## Source data

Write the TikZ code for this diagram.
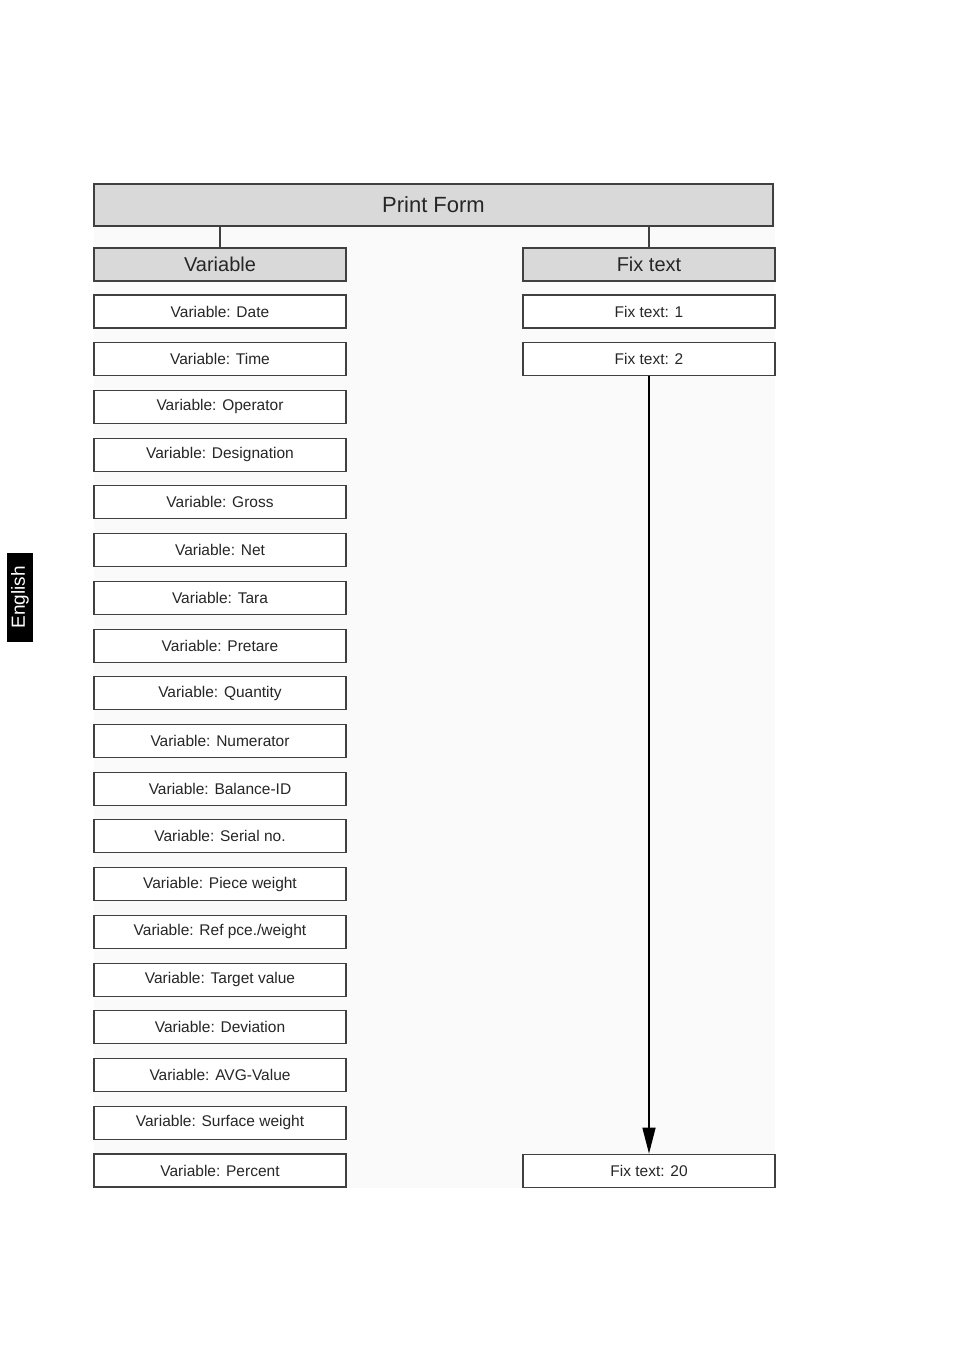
\documentclass[tikz,border=0pt]{standalone}
\usepackage{fontspec}
\setmainfont{Liberation Sans}
\usetikzlibrary{arrows.meta}
\begin{document}
\begin{tikzpicture}[x=1pt,y=-1pt,
  item/.style={draw=black!75,line width=1.1pt,fill=white,minimum width=252pt,minimum height=33pt,inner sep=0pt,font=\fontsize{15.5}{17}\selectfont,text=black!85},
  head/.style={item,fill=black!15,font=\fontsize{20}{22}\selectfont},
  conn/.style={draw=black!75,line width=1.1pt}]
\useasboundingbox (0,0) rectangle (954,1350);
\fill[black!2] (94,184) rectangle (775,1188);
\node[head,minimum width=679pt,minimum height=42pt,font=\fontsize{22}{24}\selectfont] (pf) at (433.5,205) {Print Form};
\node[head] (var) at (220,264.5) {Variable};
\node[head] (fix) at (649,264.5) {Fix text};
\draw[conn] (220,226) -- (var.north);
\draw[conn] (649,226) -- (fix.north);
\foreach [count=\i from 0] \t in {Date,Time,Operator,Designation,Gross,Net,Tara,Pretare,Quantity,Numerator,Balance-ID,Serial no.,Piece weight,Ref pce./weight,Target value,Deviation,AVG-Value,Surface weight,Percent}
  \node[item] (v\i) at (220,{311.5+47.72*\i}) {Variable: \t};
\node[item] (f1) at (649,311.5) {Fix text: 1};
\node[item] (f2) at (649,359.2) {Fix text: 2};
\node[item] (f20) at (649,1170.7) {Fix text: 20};
\draw[line width=1.5pt,-{Triangle[length=26pt,width=13pt]}] (f2.south) -- (f20.north);
\node[fill=black,minimum width=26pt,minimum height=89pt,inner sep=0pt] (tab) at (20,597.5) {};
\node[rotate=90,text=white,font=\fontsize{19}{21}\selectfont] (eng) at (tab.center) {English};
\end{tikzpicture}
\end{document}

## Objective
Transcribe all the data word for word; the images stay out.

## Written response
Write the TikZ code for this diagram.
\documentclass[tikz,border=0pt]{standalone}
\usepackage{fontspec}
\setmainfont{Liberation Sans}
\usetikzlibrary{arrows.meta}
\begin{document}
\begin{tikzpicture}[x=1pt,y=-1pt,
  item/.style={draw=black!75,line width=1.1pt,fill=white,minimum width=252pt,minimum height=33pt,inner sep=0pt,font=\fontsize{15.5}{17}\selectfont,text=black!85},
  head/.style={item,fill=black!15,font=\fontsize{20}{22}\selectfont},
  conn/.style={draw=black!75,line width=1.1pt}]
\useasboundingbox (0,0) rectangle (954,1350);
\fill[black!2] (94,184) rectangle (775,1188);
\node[head,minimum width=679pt,minimum height=42pt,font=\fontsize{22}{24}\selectfont] (pf) at (433.5,205) {Print Form};
\node[head] (var) at (220,264.5) {Variable};
\node[head] (fix) at (649,264.5) {Fix text};
\draw[conn] (220,226) -- (var.north);
\draw[conn] (649,226) -- (fix.north);
\foreach [count=\i from 0] \t in {Date,Time,Operator,Designation,Gross,Net,Tara,Pretare,Quantity,Numerator,Balance-ID,Serial no.,Piece weight,Ref pce./weight,Target value,Deviation,AVG-Value,Surface weight,Percent}
  \node[item] (v\i) at (220,{311.5+47.72*\i}) {Variable: \t};
\node[item] (f1) at (649,311.5) {Fix text: 1};
\node[item] (f2) at (649,359.2) {Fix text: 2};
\node[item] (f20) at (649,1170.7) {Fix text: 20};
\draw[line width=1.5pt,-{Triangle[length=26pt,width=13pt]}] (f2.south) -- (f20.north);
\node[fill=black,minimum width=26pt,minimum height=89pt,inner sep=0pt] (tab) at (20,597.5) {};
\node[rotate=90,text=white,font=\fontsize{19}{21}\selectfont] (eng) at (tab.center) {English};
\end{tikzpicture}
\end{document}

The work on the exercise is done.